-- start --

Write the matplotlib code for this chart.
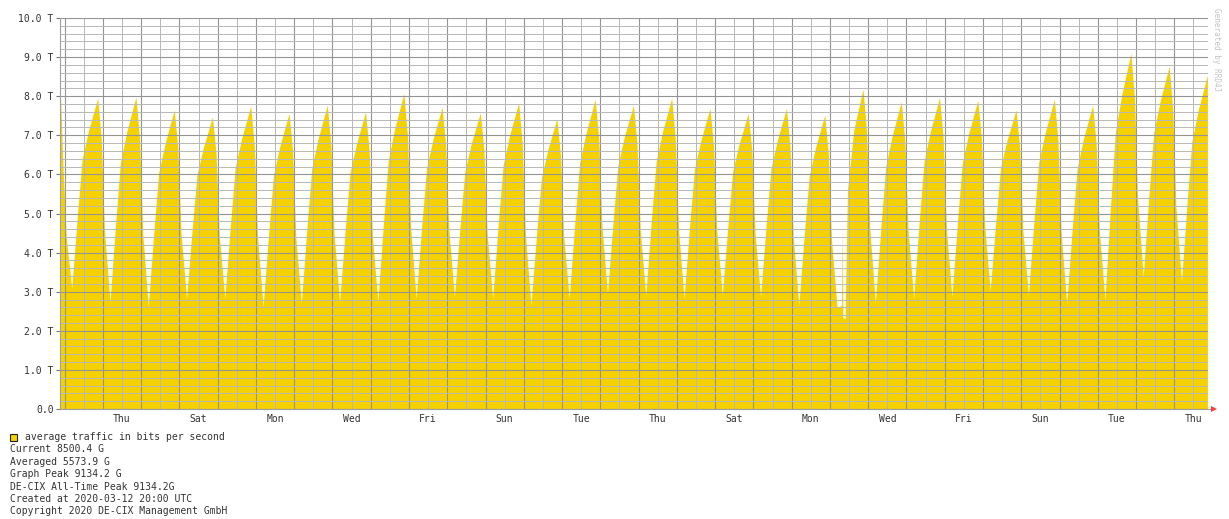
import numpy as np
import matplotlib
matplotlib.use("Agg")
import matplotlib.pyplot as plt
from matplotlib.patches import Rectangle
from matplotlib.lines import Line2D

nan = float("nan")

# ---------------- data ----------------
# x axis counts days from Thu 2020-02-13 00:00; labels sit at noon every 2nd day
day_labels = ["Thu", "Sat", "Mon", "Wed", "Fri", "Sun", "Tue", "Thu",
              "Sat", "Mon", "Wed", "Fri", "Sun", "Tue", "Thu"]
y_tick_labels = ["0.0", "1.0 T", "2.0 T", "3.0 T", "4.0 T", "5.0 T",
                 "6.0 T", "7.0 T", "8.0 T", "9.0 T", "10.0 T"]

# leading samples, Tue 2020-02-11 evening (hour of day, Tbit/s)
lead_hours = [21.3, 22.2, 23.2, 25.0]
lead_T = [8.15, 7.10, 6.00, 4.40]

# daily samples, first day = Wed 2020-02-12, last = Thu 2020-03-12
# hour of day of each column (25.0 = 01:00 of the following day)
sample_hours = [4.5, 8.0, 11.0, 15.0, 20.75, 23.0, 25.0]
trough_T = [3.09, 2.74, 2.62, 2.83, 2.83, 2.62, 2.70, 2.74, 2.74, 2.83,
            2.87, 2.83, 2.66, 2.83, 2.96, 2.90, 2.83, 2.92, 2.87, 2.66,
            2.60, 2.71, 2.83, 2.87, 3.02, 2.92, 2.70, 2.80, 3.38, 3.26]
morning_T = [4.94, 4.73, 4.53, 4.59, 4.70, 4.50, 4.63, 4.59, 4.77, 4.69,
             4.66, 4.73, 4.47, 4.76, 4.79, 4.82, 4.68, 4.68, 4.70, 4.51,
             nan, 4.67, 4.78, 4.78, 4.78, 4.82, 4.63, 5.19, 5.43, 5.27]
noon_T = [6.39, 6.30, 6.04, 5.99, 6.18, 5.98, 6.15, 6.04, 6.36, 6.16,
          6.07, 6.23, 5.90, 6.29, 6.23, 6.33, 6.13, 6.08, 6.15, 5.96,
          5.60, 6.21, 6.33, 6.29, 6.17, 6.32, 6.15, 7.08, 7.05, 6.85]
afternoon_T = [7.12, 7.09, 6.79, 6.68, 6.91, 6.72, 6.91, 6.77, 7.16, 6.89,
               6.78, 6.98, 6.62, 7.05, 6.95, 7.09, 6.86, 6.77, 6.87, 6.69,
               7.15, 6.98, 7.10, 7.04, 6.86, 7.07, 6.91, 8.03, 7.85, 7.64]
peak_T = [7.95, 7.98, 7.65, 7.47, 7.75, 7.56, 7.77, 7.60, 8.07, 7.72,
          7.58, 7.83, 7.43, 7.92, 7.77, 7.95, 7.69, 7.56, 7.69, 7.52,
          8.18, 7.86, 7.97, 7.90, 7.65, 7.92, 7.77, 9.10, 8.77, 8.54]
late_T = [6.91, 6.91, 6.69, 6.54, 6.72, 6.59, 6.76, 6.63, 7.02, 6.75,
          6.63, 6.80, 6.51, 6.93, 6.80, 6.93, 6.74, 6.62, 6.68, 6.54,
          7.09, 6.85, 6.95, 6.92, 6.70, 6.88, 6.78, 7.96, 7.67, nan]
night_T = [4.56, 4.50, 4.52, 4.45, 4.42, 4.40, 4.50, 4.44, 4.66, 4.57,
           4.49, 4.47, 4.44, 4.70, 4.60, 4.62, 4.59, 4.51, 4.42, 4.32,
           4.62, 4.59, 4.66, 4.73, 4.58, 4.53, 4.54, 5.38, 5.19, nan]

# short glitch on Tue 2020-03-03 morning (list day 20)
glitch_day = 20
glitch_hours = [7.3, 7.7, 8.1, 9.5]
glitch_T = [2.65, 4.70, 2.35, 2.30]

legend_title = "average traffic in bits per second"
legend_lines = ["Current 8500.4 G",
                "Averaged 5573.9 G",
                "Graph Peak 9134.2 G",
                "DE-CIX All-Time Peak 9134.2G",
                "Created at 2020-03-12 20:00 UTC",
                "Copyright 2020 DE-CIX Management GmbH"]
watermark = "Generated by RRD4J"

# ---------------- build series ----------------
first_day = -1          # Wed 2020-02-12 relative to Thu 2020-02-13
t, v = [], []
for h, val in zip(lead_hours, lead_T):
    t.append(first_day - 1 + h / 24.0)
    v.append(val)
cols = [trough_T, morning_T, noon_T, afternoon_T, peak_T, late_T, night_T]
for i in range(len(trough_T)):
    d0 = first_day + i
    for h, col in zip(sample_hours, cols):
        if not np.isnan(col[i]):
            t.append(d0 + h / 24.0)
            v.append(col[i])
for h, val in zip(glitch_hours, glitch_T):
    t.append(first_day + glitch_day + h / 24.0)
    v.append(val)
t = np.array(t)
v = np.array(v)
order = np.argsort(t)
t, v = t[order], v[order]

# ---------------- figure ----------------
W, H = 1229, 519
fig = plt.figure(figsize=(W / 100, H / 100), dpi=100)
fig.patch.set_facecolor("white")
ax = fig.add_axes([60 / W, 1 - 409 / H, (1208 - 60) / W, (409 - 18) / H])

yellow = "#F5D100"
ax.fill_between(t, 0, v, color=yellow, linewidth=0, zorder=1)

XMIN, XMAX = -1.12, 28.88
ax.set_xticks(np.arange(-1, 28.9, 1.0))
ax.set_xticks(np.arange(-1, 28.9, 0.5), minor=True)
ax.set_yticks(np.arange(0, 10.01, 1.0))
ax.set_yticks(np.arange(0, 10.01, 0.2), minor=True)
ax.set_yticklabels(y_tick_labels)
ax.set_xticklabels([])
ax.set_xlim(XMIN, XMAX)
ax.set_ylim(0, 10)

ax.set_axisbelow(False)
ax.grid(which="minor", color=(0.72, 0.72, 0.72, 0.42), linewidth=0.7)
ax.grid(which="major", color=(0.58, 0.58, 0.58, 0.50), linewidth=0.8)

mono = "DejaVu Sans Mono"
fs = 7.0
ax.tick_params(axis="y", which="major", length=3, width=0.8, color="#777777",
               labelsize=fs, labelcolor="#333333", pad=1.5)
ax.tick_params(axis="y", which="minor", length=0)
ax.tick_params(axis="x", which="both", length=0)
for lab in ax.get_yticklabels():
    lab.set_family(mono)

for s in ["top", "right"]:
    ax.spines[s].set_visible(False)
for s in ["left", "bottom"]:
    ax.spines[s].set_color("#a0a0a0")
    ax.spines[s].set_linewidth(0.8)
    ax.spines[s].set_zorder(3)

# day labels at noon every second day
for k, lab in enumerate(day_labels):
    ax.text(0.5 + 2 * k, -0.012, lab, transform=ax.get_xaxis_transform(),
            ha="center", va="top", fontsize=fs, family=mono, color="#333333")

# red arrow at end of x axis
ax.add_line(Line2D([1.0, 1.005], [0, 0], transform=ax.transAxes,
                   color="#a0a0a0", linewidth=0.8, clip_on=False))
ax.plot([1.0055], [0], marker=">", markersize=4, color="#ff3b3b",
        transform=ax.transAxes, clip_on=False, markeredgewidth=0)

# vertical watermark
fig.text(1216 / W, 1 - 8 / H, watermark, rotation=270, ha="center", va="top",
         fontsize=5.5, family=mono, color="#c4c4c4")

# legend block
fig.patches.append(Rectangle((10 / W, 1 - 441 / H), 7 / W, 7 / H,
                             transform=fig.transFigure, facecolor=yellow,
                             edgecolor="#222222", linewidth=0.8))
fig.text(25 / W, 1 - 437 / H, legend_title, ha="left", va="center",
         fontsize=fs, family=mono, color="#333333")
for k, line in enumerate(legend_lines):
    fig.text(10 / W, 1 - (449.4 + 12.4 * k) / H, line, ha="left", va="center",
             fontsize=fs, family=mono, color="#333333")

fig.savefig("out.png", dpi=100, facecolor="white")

-- end --

- [Required work]:
Leave the images out and output the remaining material exactly as it stands.

- [Final answer]:
Write the matplotlib code for this chart.
import numpy as np
import matplotlib
matplotlib.use("Agg")
import matplotlib.pyplot as plt
from matplotlib.patches import Rectangle
from matplotlib.lines import Line2D

nan = float("nan")

# ---------------- data ----------------
# x axis counts days from Thu 2020-02-13 00:00; labels sit at noon every 2nd day
day_labels = ["Thu", "Sat", "Mon", "Wed", "Fri", "Sun", "Tue", "Thu",
              "Sat", "Mon", "Wed", "Fri", "Sun", "Tue", "Thu"]
y_tick_labels = ["0.0", "1.0 T", "2.0 T", "3.0 T", "4.0 T", "5.0 T",
                 "6.0 T", "7.0 T", "8.0 T", "9.0 T", "10.0 T"]

# leading samples, Tue 2020-02-11 evening (hour of day, Tbit/s)
lead_hours = [21.3, 22.2, 23.2, 25.0]
lead_T = [8.15, 7.10, 6.00, 4.40]

# daily samples, first day = Wed 2020-02-12, last = Thu 2020-03-12
# hour of day of each column (25.0 = 01:00 of the following day)
sample_hours = [4.5, 8.0, 11.0, 15.0, 20.75, 23.0, 25.0]
trough_T = [3.09, 2.74, 2.62, 2.83, 2.83, 2.62, 2.70, 2.74, 2.74, 2.83,
            2.87, 2.83, 2.66, 2.83, 2.96, 2.90, 2.83, 2.92, 2.87, 2.66,
            2.60, 2.71, 2.83, 2.87, 3.02, 2.92, 2.70, 2.80, 3.38, 3.26]
morning_T = [4.94, 4.73, 4.53, 4.59, 4.70, 4.50, 4.63, 4.59, 4.77, 4.69,
             4.66, 4.73, 4.47, 4.76, 4.79, 4.82, 4.68, 4.68, 4.70, 4.51,
             nan, 4.67, 4.78, 4.78, 4.78, 4.82, 4.63, 5.19, 5.43, 5.27]
noon_T = [6.39, 6.30, 6.04, 5.99, 6.18, 5.98, 6.15, 6.04, 6.36, 6.16,
          6.07, 6.23, 5.90, 6.29, 6.23, 6.33, 6.13, 6.08, 6.15, 5.96,
          5.60, 6.21, 6.33, 6.29, 6.17, 6.32, 6.15, 7.08, 7.05, 6.85]
afternoon_T = [7.12, 7.09, 6.79, 6.68, 6.91, 6.72, 6.91, 6.77, 7.16, 6.89,
               6.78, 6.98, 6.62, 7.05, 6.95, 7.09, 6.86, 6.77, 6.87, 6.69,
               7.15, 6.98, 7.10, 7.04, 6.86, 7.07, 6.91, 8.03, 7.85, 7.64]
peak_T = [7.95, 7.98, 7.65, 7.47, 7.75, 7.56, 7.77, 7.60, 8.07, 7.72,
          7.58, 7.83, 7.43, 7.92, 7.77, 7.95, 7.69, 7.56, 7.69, 7.52,
          8.18, 7.86, 7.97, 7.90, 7.65, 7.92, 7.77, 9.10, 8.77, 8.54]
late_T = [6.91, 6.91, 6.69, 6.54, 6.72, 6.59, 6.76, 6.63, 7.02, 6.75,
          6.63, 6.80, 6.51, 6.93, 6.80, 6.93, 6.74, 6.62, 6.68, 6.54,
          7.09, 6.85, 6.95, 6.92, 6.70, 6.88, 6.78, 7.96, 7.67, nan]
night_T = [4.56, 4.50, 4.52, 4.45, 4.42, 4.40, 4.50, 4.44, 4.66, 4.57,
           4.49, 4.47, 4.44, 4.70, 4.60, 4.62, 4.59, 4.51, 4.42, 4.32,
           4.62, 4.59, 4.66, 4.73, 4.58, 4.53, 4.54, 5.38, 5.19, nan]

# short glitch on Tue 2020-03-03 morning (list day 20)
glitch_day = 20
glitch_hours = [7.3, 7.7, 8.1, 9.5]
glitch_T = [2.65, 4.70, 2.35, 2.30]

legend_title = "average traffic in bits per second"
legend_lines = ["Current 8500.4 G",
                "Averaged 5573.9 G",
                "Graph Peak 9134.2 G",
                "DE-CIX All-Time Peak 9134.2G",
                "Created at 2020-03-12 20:00 UTC",
                "Copyright 2020 DE-CIX Management GmbH"]
watermark = "Generated by RRD4J"

# ---------------- build series ----------------
first_day = -1          # Wed 2020-02-12 relative to Thu 2020-02-13
t, v = [], []
for h, val in zip(lead_hours, lead_T):
    t.append(first_day - 1 + h / 24.0)
    v.append(val)
cols = [trough_T, morning_T, noon_T, afternoon_T, peak_T, late_T, night_T]
for i in range(len(trough_T)):
    d0 = first_day + i
    for h, col in zip(sample_hours, cols):
        if not np.isnan(col[i]):
            t.append(d0 + h / 24.0)
            v.append(col[i])
for h, val in zip(glitch_hours, glitch_T):
    t.append(first_day + glitch_day + h / 24.0)
    v.append(val)
t = np.array(t)
v = np.array(v)
order = np.argsort(t)
t, v = t[order], v[order]

# ---------------- figure ----------------
W, H = 1229, 519
fig = plt.figure(figsize=(W / 100, H / 100), dpi=100)
fig.patch.set_facecolor("white")
ax = fig.add_axes([60 / W, 1 - 409 / H, (1208 - 60) / W, (409 - 18) / H])

yellow = "#F5D100"
ax.fill_between(t, 0, v, color=yellow, linewidth=0, zorder=1)

XMIN, XMAX = -1.12, 28.88
ax.set_xticks(np.arange(-1, 28.9, 1.0))
ax.set_xticks(np.arange(-1, 28.9, 0.5), minor=True)
ax.set_yticks(np.arange(0, 10.01, 1.0))
ax.set_yticks(np.arange(0, 10.01, 0.2), minor=True)
ax.set_yticklabels(y_tick_labels)
ax.set_xticklabels([])
ax.set_xlim(XMIN, XMAX)
ax.set_ylim(0, 10)

ax.set_axisbelow(False)
ax.grid(which="minor", color=(0.72, 0.72, 0.72, 0.42), linewidth=0.7)
ax.grid(which="major", color=(0.58, 0.58, 0.58, 0.50), linewidth=0.8)

mono = "DejaVu Sans Mono"
fs = 7.0
ax.tick_params(axis="y", which="major", length=3, width=0.8, color="#777777",
               labelsize=fs, labelcolor="#333333", pad=1.5)
ax.tick_params(axis="y", which="minor", length=0)
ax.tick_params(axis="x", which="both", length=0)
for lab in ax.get_yticklabels():
    lab.set_family(mono)

for s in ["top", "right"]:
    ax.spines[s].set_visible(False)
for s in ["left", "bottom"]:
    ax.spines[s].set_color("#a0a0a0")
    ax.spines[s].set_linewidth(0.8)
    ax.spines[s].set_zorder(3)

# day labels at noon every second day
for k, lab in enumerate(day_labels):
    ax.text(0.5 + 2 * k, -0.012, lab, transform=ax.get_xaxis_transform(),
            ha="center", va="top", fontsize=fs, family=mono, color="#333333")

# red arrow at end of x axis
ax.add_line(Line2D([1.0, 1.005], [0, 0], transform=ax.transAxes,
                   color="#a0a0a0", linewidth=0.8, clip_on=False))
ax.plot([1.0055], [0], marker=">", markersize=4, color="#ff3b3b",
        transform=ax.transAxes, clip_on=False, markeredgewidth=0)

# vertical watermark
fig.text(1216 / W, 1 - 8 / H, watermark, rotation=270, ha="center", va="top",
         fontsize=5.5, family=mono, color="#c4c4c4")

# legend block
fig.patches.append(Rectangle((10 / W, 1 - 441 / H), 7 / W, 7 / H,
                             transform=fig.transFigure, facecolor=yellow,
                             edgecolor="#222222", linewidth=0.8))
fig.text(25 / W, 1 - 437 / H, legend_title, ha="left", va="center",
         fontsize=fs, family=mono, color="#333333")
for k, line in enumerate(legend_lines):
    fig.text(10 / W, 1 - (449.4 + 12.4 * k) / H, line, ha="left", va="center",
             fontsize=fs, family=mono, color="#333333")

fig.savefig("out.png", dpi=100, facecolor="white")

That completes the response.